Ghost stories have been with us since the first campfire was lit, and they’ll stick around as long as dads want to scare the hell out of their kids. We’ve seen friendly ghosts, sad ghosts, ghosts that don’t even know they’re dead…
So what’s left?
Turns out: plenty. You just have to start asking better questions.
The Ghost That Wants to Stay
So many ghost stories are about ghosts “moving on.” They want to go to their next life but can’t – something here is holding them back and preventing their cosmic journey.
But what if the Ghost likes it here?
Maybe this ghost has not only made peace with the fact that they’re dead – they enjoy it. Being dead offers some new and interesting opportunities that the living can’t imagine! This ghost might enjoy scaring people, especially if they’re people the ghost didn’t like in life. Or maybe they’ve become a protective spirit, watching over a home or a person with the kind of vigilance that only the undying can have.
That puts an important question in front of your players: How do you help someone who doesn’t want your help?

The Ghost That Needs
One of the most terrifying abilities in the Ghost stat block is Possession. On a failed Constitution save, a character is possessed by the Ghost, becoming a passenger in their own body. Silent, helpless to watch the Ghost take full control of the character until it either decides to leave or the character drops to zero HP.
This is scary enough as a combat trick, but what if the Ghost needs that possession in order to exist? Outside of a living body, the Ghost slowly decays, its substance quietly sublimating away into the Ethereal plane? If it wants to avoid its consciousness being spread out across the universe, it needs to have a living body to latch on to.
It would be bad enough if the person it possessed lost all autonomy, but let’s give this a twist: what if the possessed character gained benefits as well? Give them access to some of the Ghost’s abilities, like Ethereal Sight or Horrific Visage. Now, not only will the Ghost not want to let go – neither will your player.
The Ghost That Lives
Most ghost stories assume the same thing: The spirit is only freed when the body dies. And under normal circumstances this is true.
But what about abnormal circumstances?
What would it take for the spirit of a living person to be disconnected from their flesh? What if the Ghost your players is hunting isn’t a dead person, but a living one. Could they defeat the Ghost without hurting the person it came from?

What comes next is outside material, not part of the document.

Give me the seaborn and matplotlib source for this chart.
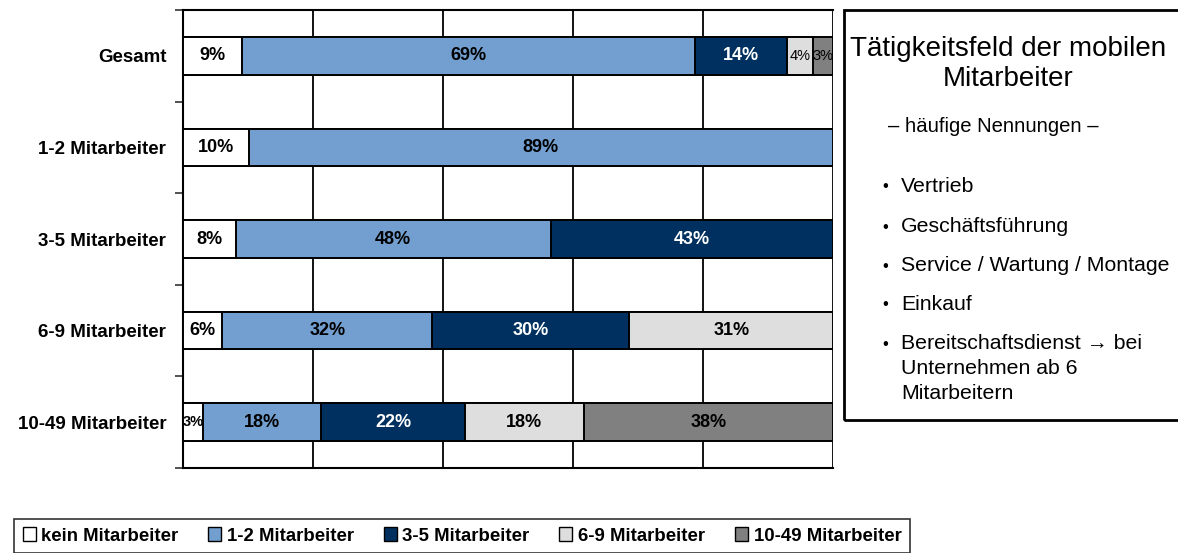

Even more fun: the Ghost isn’t the whole person, but an aspect of them. Their sense of mischief. Their anger. Their heartbreak. The person is slowly splintering, and every time they do, a piece of them becomes a Ghost. How do your players fix this? Do you destroy the ghosts, knowing you might destroy the person? Or do you try to make them whole again before they fracture even further?
The Ghost that Changes
Some theories about Ghosts is that they’re like living memories. That’s why they can’t leave their hauntings, and why they seem to repeat their routines over and over again. But the thing about memories is that they’re malleable. The mere act of recalling something changes the memory itself. You focus on another detail, or you know things now that you didn’t know then.
What if the Ghost is like that?
Every time someone talks to the Ghost, their version of the Ghost is different. It remembers things differently, or carries baggage that it didn’t have before. The Ghost might accidentally lie because its memory is decaying. And maybe merely interacting with the Ghost causes you to remember things differently. If you have a game about memory and story, this would be a great addition.
Ghosts are more than just a stat block. Sure, they’re hard to banish and scary to fight, especially when they possess someone in your party.
But the real terror might not be death at all.
Use ghosts in your game to explore obsession, agency, memory, identity — the things we wrestle with while we’re alive. And then imagine how much worse that wrestling becomes when the story won’t let you die.
Ghosts endure. And maybe that’s the horror.